While I don’t believe that sci-fi and horror are mutually exclusive, This viewpoint about the world around is a solid one. I’m not apt to dismiss it outright, but I would much prefer a world where genres blend and mix. It leads to better stories and more original ideas.
Films like Alien and Event Horizon follow similar tropes that horror invented. Alien in particular follows the formula with a “final girl” and a familiarity with your surroundings that’s upended. The Xenomorph in the original film is very much a slasher villain that picks off the crew one by one, until it’s outsmarted by Ripley.

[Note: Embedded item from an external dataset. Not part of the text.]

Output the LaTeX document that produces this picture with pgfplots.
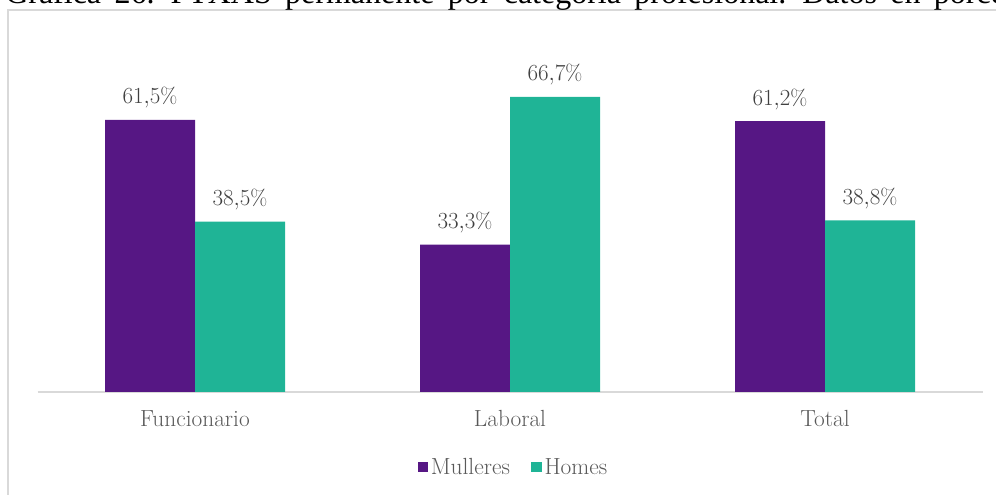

At The End Of The Day, Reducing Films To Boxes And Genres Isn’t Helpful
Following this whole argument, it leads to the path of where do we categorize films? While films need genre, reducing a film as great as Alien, or even the supremely underrated Event Horizon down to “sci-fi or horror” doesn’t do anyone any good. If you’re a massive sci-fi fan, you can enjoy those films. If you’re a huge horror buff, those films are just as enjoyable. It’s the magic when you combine genres and can find something new or interesting. Near Dark is a horror-western. The upcoming Doctor Strange In The Multiverse Of Madness is shaping up to be one of the first superhero-horror films. It’s something that Marvel does to perfection.
Horror isn’t defined by time or place or even structure. You watch a horror film to get a response, and they overlap across genres. Why block off the ability to see something as one genre or another?
So, what does this argument lead to? Probably a whole lot of people dogpiling on a journalist on Twitter because she posed an interesting question. instead of yelling and screaming like she’s stepping all over the legacy of the films, maybe you can actually consider the argument.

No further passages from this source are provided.